Dynamically Optimize Skewed Joins

Skew is the Kryptonite of distributed processing. It can literally stall your processing for hours:

Without optimizations, the time required to perform the join will be defined by the largest partition.

The skew join optimization will thus split partition A0 into subpartitions using the value specified by spark.sql.adaptive.advisoryPartitionSizeInBytes and join each of them to the corresponding partition B0 of table B.

You, therefore, need to provide AQE with your definition of skew.

This involves two properties:

spark.sql.adaptive.skewJoin.skewedPartitionFactor is relative: a partition is considered as skewed if its size is larger than this factor multiplying the median partition size and also larger than
spark.sql.adaptive.skewedPartitionThresholdInBytes, which is absolute: it’s the threshold below which skew will be ignored.

Dynamic Partition Pruning

The idea of dynamic partition pruning (DPP) is one of the most efficient optimization techniques: read only the data you need. If you have DPP in your query then AQE is not triggered. DPP has been backported to Spark 2.4 for CDP.

This optimization is implemented both on the logical plan and the physical plan.

At the logical level, the dimensional filter is identified and propagated across the join to the other side of the scan.
Then at the physical level, the filter is executed once on the dimension side and the result is broadcasted to the main table where the filter is also applied.

DPP can actually work with other types of joins (e.g. SortMergeJoin) if you disable spark.sql.optimizer.dynamicPartitionPruning.reuseBroadcastOnly.

In that case Spark will estimate whether the DPP filter actually improves the query performance.

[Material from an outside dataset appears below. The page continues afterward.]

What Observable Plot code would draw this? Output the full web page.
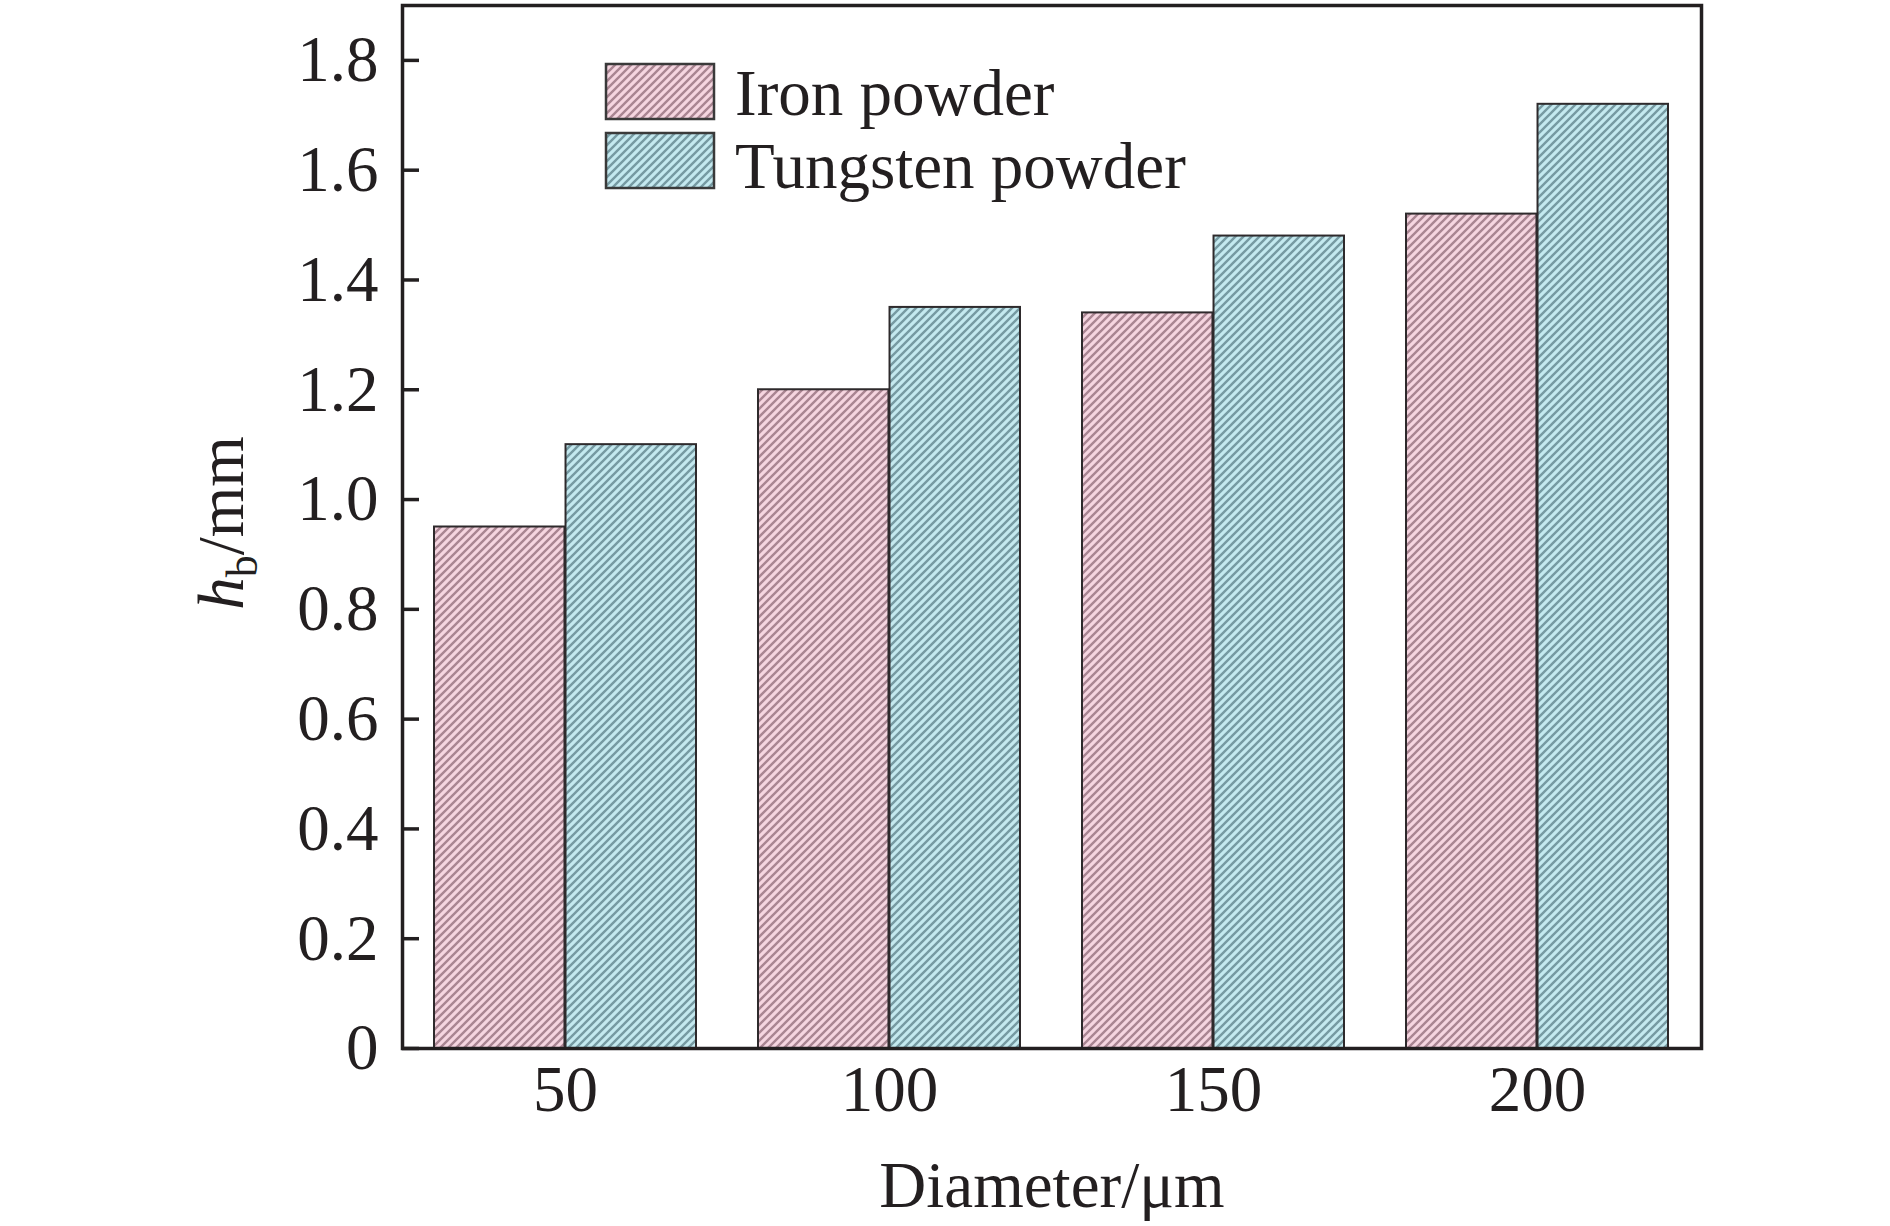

DPP can result in massive performance gains for highly selective queries for instance if your query filters on a single month out of 5 years worth of data.

DPP and Default

Not all queries get such an impressive boost in performance but 72 out of the 99 TPC-DS queries are positively affected by DPP.

Conclusion

Spark has come a long way from its initial core paradigm: lazily execute an optimized static plan on a static dataset.

The static dataset part was challenged by streaming: the Spark team first created a clumsy RDD-based design before coming up with a better solution involving DataFrames.

The static plan part was challenged by SQL and the Adaptive Query Execution framework, in a way, is what Structured Streaming is to the initial streaming library: the elegant solution it should have been all along.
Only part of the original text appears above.